Not long after, Williams delivered a major address in New Orleans to mark American Education Week. Her speech was titled “Public Funds for Public Schools Only.”

Williams retired from the NEA late in 1949, but she remained active in the causes that were important to her. In 1954, after the U.S. Supreme Court struck down segregation in public education, some Southern states set up voucher plans to fund all-white private academies. Williams was appalled and wrote to Eleanor Roosevelt, “I have talked to leaders in Virginia and South Carolina, and I told them in no uncertain terms that abolishing the public schools and turning them into private schools would be an asinine procedure.”

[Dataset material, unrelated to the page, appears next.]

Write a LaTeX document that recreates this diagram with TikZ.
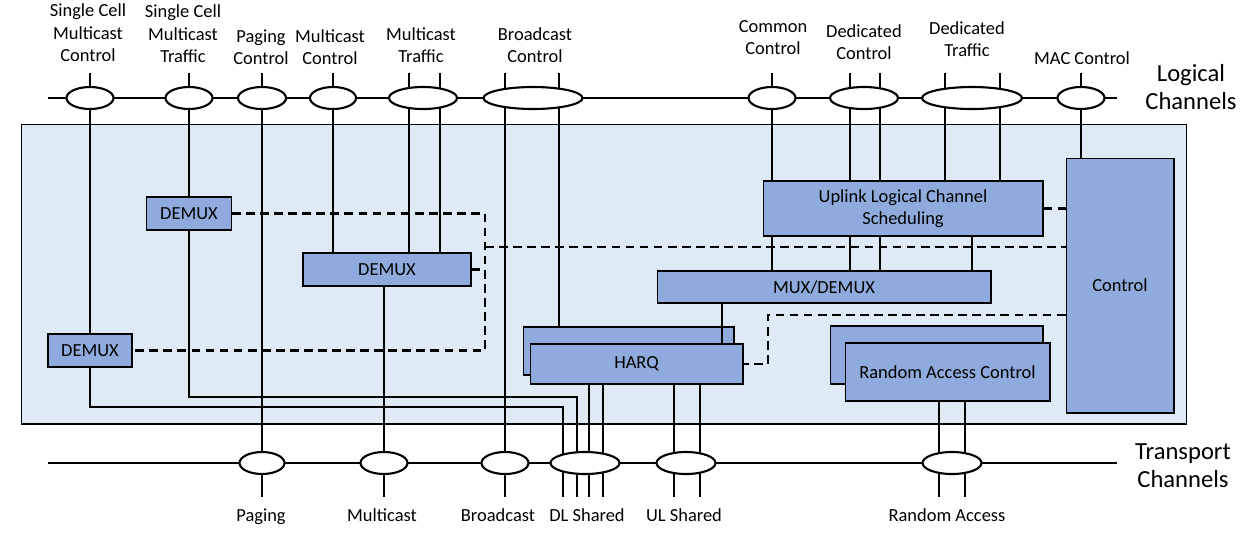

As Wilkerson-Freeman wrote in a chapter on Williams in the book Tennessee Women: Their Lives and Times, Williams “was especially appalled as reactionary forces took hold in the South and used religion-based private white schools to preserve segregated education. She considered this to be a dangerous breach of Jefferson’s ‘wall of separation between church and state’. …”

Williams died on Jan. 14, 1969, in Washington, D.C., and was buried in her hometown of Arlington, Tenn. Her papers are held in the Manuscript Division of the Library of Congress.

In an article announcing her death, Church & State observed, “A tireless worker, Williams served on a number of committees of Americans United, and, even in retirement, often visited with its leaders at the national headquarters. She was always available for advice and counsel.”

In her home state, Williams has not been forgotten. Officials in Memphis have erected an Equality Trailblazers Suffrage Monument in the city’s downtown that honors the women and men who fought for suffrage. Sculptor Alan LeQuire has created bronze busts of six people for the monument, which were installed last month. Among the historically significant figures is Charl Ormond Williams.